Stated exercise =
Without the pictures, set down every line of the data exactly.
***
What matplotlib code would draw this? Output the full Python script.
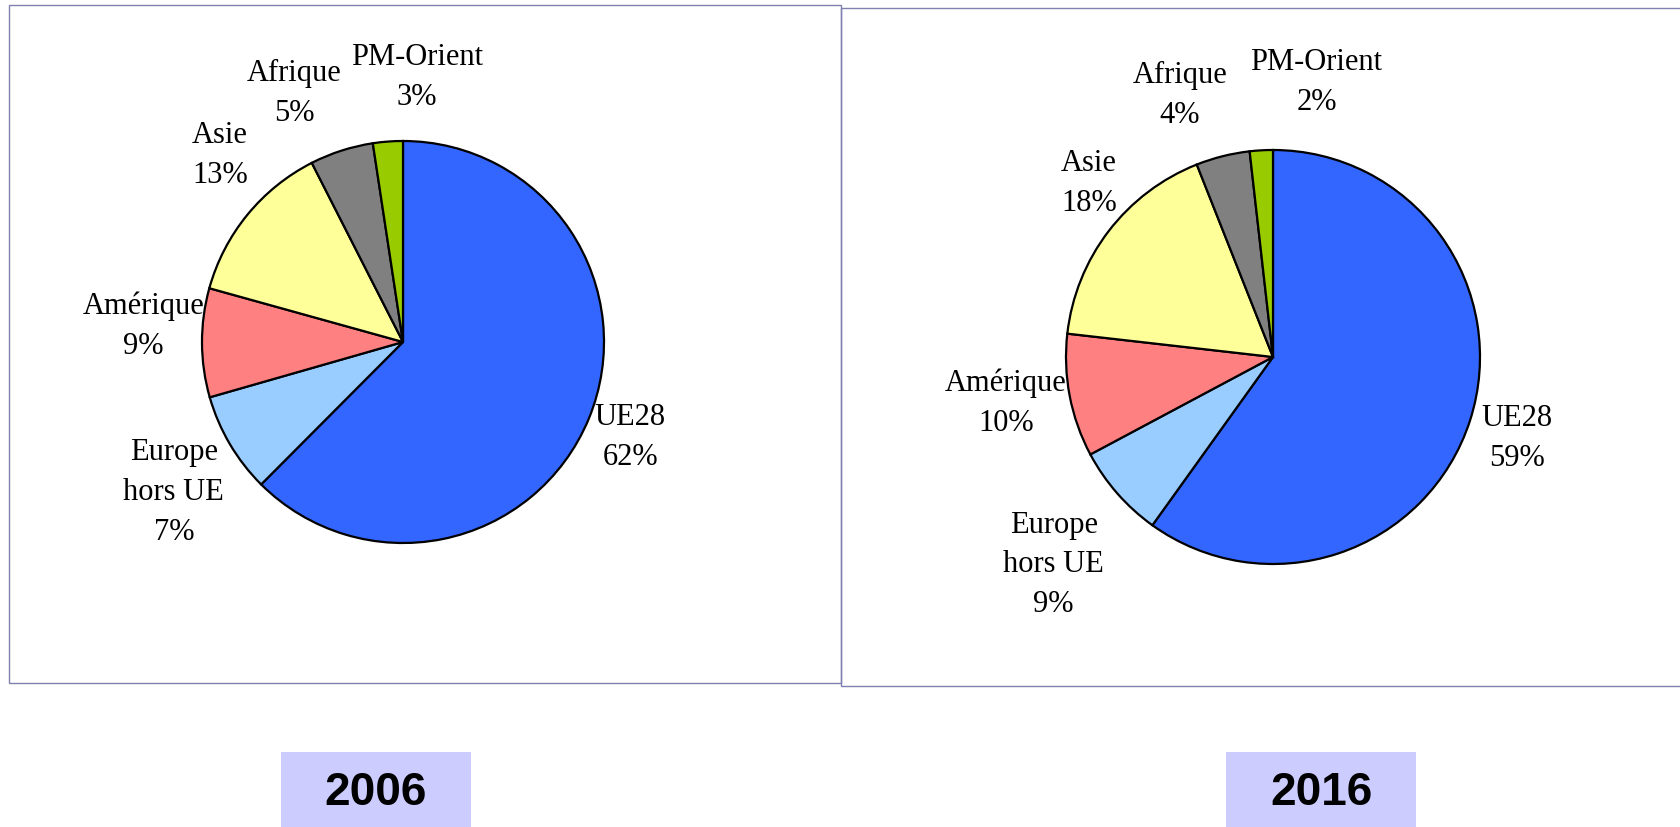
import matplotlib
matplotlib.use("Agg")
import matplotlib.pyplot as plt
from matplotlib.patches import Rectangle

# zones et parts des exportations
zones = ["UE28", "Europe\nhors UE", "Amérique", "Asie", "Afrique", "PM-Orient"]
annees = ["2006", "2016"]

parts_2006 = [62.5, 8.1, 8.75, 13.2, 5.1, 2.4]
parts_2016 = [59.9, 7.3, 9.6, 17.2, 4.2, 1.8]
# pourcentages affichés (arrondis de la source)
etiq_2006 = ["62%", "7%", "9%", "13%", "5%", "3%"]
etiq_2016 = ["59%", "9%", "10%", "18%", "4%", "2%"]

couleurs = ["#3366FF", "#99CCFF", "#FF8080", "#FFFF99", "#808080", "#99CC00"]

# position des étiquettes (en rayons, centre du bloc de texte)
pos_2006 = [(1.13, -0.47), (-1.14, -0.745), (-1.29, 0.085), (-0.91, 0.935), (-0.54, 1.24), (0.07, 1.32)]
pos_2016 = [(1.18, -0.39), (-1.06, -1.0), (-1.29, -0.22), (-0.89, 0.845), (-0.45, 1.27), (0.21, 1.33)]

W, H = 1680, 828
fig = plt.figure(figsize=(W / 100, H / 100), dpi=100)
fig.patch.set_facecolor("white")


def px_axes(cx, cy, r):
    # axes carré centré sur (cx, cy) en pixels depuis le haut
    half = 1.5 * r
    return fig.add_axes([(cx - half) / W, (H - cy - half) / H, 2 * half / W, 2 * half / H])


def camembert(ax, valeurs, etiquettes, positions):
    ax.pie(valeurs, colors=couleurs, startangle=90, counterclock=False,
           wedgeprops=dict(edgecolor="black", linewidth=1.6))
    for nom, pct, (x, y) in zip(zones, etiquettes, positions):
        ax.text(x, y, f"{nom}\n{pct}", ha="center", va="center",
                family="Liberation Serif", fontsize=22, linespacing=1.5)
    ax.set_xlim(-1.5, 1.5)
    ax.set_ylim(-1.5, 1.5)
    ax.set_aspect("equal")
    ax.axis("off")


# cadres
cadre = "#8080B0"
fig.patches.append(Rectangle((9 / W, 1 - 684 / H), 832 / W, 678 / H, transform=fig.transFigure,
                             fill=False, edgecolor=cadre, linewidth=1.0))
fig.patches.append(Rectangle((841 / W, 1 - 687 / H), 845 / W, 678 / H, transform=fig.transFigure,
                             fill=False, edgecolor=cadre, linewidth=1.0))

ax1 = px_axes(403, 343, 201)
camembert(ax1, parts_2006, etiq_2006, pos_2006)
ax2 = px_axes(1273, 358, 207)
camembert(ax2, parts_2016, etiq_2016, pos_2016)

# étiquettes des années
for annee, x0 in zip(annees, [281, 1226]):
    fig.patches.append(Rectangle((x0 / W, 0), 190 / W, 75 / H, transform=fig.transFigure,
                                 facecolor="#CCCCFF", edgecolor="none"))
    fig.text((x0 + 95) / W, 1 - 793 / H, annee, ha="center", va="center",
             family="Liberation Sans", fontweight="bold", fontsize=33)

fig.savefig("out.png", dpi=100)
***
Response to this task =
What matplotlib code would draw this? Output the full Python script.
import matplotlib
matplotlib.use("Agg")
import matplotlib.pyplot as plt
from matplotlib.patches import Rectangle

# zones et parts des exportations
zones = ["UE28", "Europe\nhors UE", "Amérique", "Asie", "Afrique", "PM-Orient"]
annees = ["2006", "2016"]

parts_2006 = [62.5, 8.1, 8.75, 13.2, 5.1, 2.4]
parts_2016 = [59.9, 7.3, 9.6, 17.2, 4.2, 1.8]
# pourcentages affichés (arrondis de la source)
etiq_2006 = ["62%", "7%", "9%", "13%", "5%", "3%"]
etiq_2016 = ["59%", "9%", "10%", "18%", "4%", "2%"]

couleurs = ["#3366FF", "#99CCFF", "#FF8080", "#FFFF99", "#808080", "#99CC00"]

# position des étiquettes (en rayons, centre du bloc de texte)
pos_2006 = [(1.13, -0.47), (-1.14, -0.745), (-1.29, 0.085), (-0.91, 0.935), (-0.54, 1.24), (0.07, 1.32)]
pos_2016 = [(1.18, -0.39), (-1.06, -1.0), (-1.29, -0.22), (-0.89, 0.845), (-0.45, 1.27), (0.21, 1.33)]

W, H = 1680, 828
fig = plt.figure(figsize=(W / 100, H / 100), dpi=100)
fig.patch.set_facecolor("white")


def px_axes(cx, cy, r):
    # axes carré centré sur (cx, cy) en pixels depuis le haut
    half = 1.5 * r
    return fig.add_axes([(cx - half) / W, (H - cy - half) / H, 2 * half / W, 2 * half / H])


def camembert(ax, valeurs, etiquettes, positions):
    ax.pie(valeurs, colors=couleurs, startangle=90, counterclock=False,
           wedgeprops=dict(edgecolor="black", linewidth=1.6))
    for nom, pct, (x, y) in zip(zones, etiquettes, positions):
        ax.text(x, y, f"{nom}\n{pct}", ha="center", va="center",
                family="Liberation Serif", fontsize=22, linespacing=1.5)
    ax.set_xlim(-1.5, 1.5)
    ax.set_ylim(-1.5, 1.5)
    ax.set_aspect("equal")
    ax.axis("off")


# cadres
cadre = "#8080B0"
fig.patches.append(Rectangle((9 / W, 1 - 684 / H), 832 / W, 678 / H, transform=fig.transFigure,
                             fill=False, edgecolor=cadre, linewidth=1.0))
fig.patches.append(Rectangle((841 / W, 1 - 687 / H), 845 / W, 678 / H, transform=fig.transFigure,
                             fill=False, edgecolor=cadre, linewidth=1.0))

ax1 = px_axes(403, 343, 201)
camembert(ax1, parts_2006, etiq_2006, pos_2006)
ax2 = px_axes(1273, 358, 207)
camembert(ax2, parts_2016, etiq_2016, pos_2016)

# étiquettes des années
for annee, x0 in zip(annees, [281, 1226]):
    fig.patches.append(Rectangle((x0 / W, 0), 190 / W, 75 / H, transform=fig.transFigure,
                                 facecolor="#CCCCFF", edgecolor="none"))
    fig.text((x0 + 95) / W, 1 - 793 / H, annee, ha="center", va="center",
             family="Liberation Sans", fontweight="bold", fontsize=33)

fig.savefig("out.png", dpi=100)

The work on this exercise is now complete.